La guerra de Siria recuerda cada vez más a la nuestra, la guerra de España. Desde múltiples puntos de vista: en dureza objetiva, por la conmoción popular internacional que provoca... Y también por la desgarradora consecuencia de un éxodo masivo de refugiados. Protagoniza, como aquella, inmensos desastres causados por la simultaneidad de un desgarro interno del país y la actuación inclemente y cínica de unas grandes potencias extranjeras que combaten en su suelo.

Siria tiene un conflicto a tres bandas. Se libra por un lado una guerra civil, un pulso a muerte entre partidarios y enemigos del régimen autoritario de Bashar el Asad. Es similar a los enfrentamientos de aquí entre quienes defendían la república y los que la combatían. Se cruza con ella desde dentro una actuación bélica nacional e internacional contra los yihadistas del ISIS, que invadieron y ocupan una parte del territorio sirio. El problema añadido es que la intervención en paralelo de Rusia y los países occidentales, cada uno por su lado, aunque finja defender a la población del país solo sirve a sus respectivos intereses.

Putin apoya a El Asad, no le importan las bajas de civiles y lo único que busca es ganar influencia (militar, política, comercial) en la zona y en la geopolítica internacional, como en la relación de Hitler con Franco. Casi tan vergonzosamente como en el fallido pacto de no intervención que decantó España a favor de los fascistas alemanes e italianos, los occidentales del siglo XXI no apoyan resueltamente que Siria entre en el mapa de los países con libertades homologables. Es lo mismo que hicieron Francia e Inglaterra con nosotros en los años 30 del siglo pasado.
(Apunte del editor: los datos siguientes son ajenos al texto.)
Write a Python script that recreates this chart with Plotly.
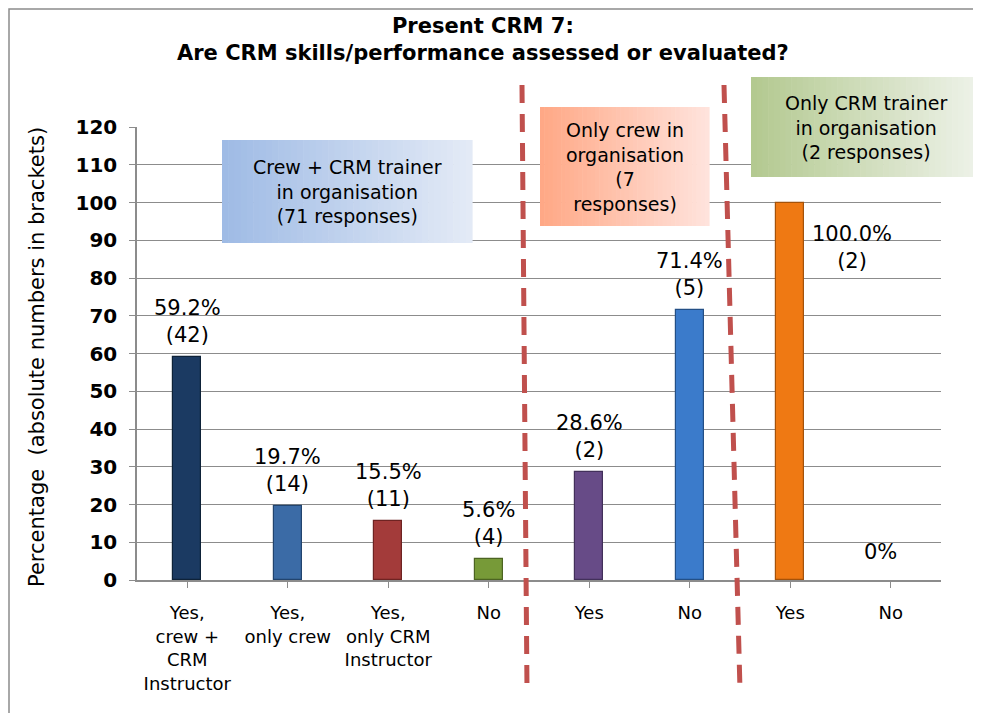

También como en la guerra de España, los ejércitos extranjeros la utilizan para sus probaturas de armas descargándolas sobre ciudades habitadas. Alepo ha vivido lo de Gernika. El ministro ruso de Defensa, Serguéi Shoigú, lo ha reconocido. Dice que en Siria ha estrenado 160 nuevas armas de «alta fiabilidad». Pero alta fiabilidad no es total fiabilidad. Se demostró en diciembre del 2015 con el misil Kalibr (de 2.000 kilómetros de alcance), disparado desde un submarino contra soldados del Estado Islámico que estaban entremezclados con la población siria. El terrorismo, yihadista y no yihadista, merece ser combatido, pero con la bandera del antiterrorismo --muy esgrimida por Moscú en Siria-- los estados sin alma machacan ahora frecuentemente no solo derechos de la gente inocente sino también muchísimas vidas que dicen querer proteger.

Dada la creciente xenofobia occidental, los sirios que huyen de la guerra ya saben en su propia carne lo que la Francia oficial hizo en campos como el de la playa de Argelès con nuestros exiliados. Otro puñetero paralelismo.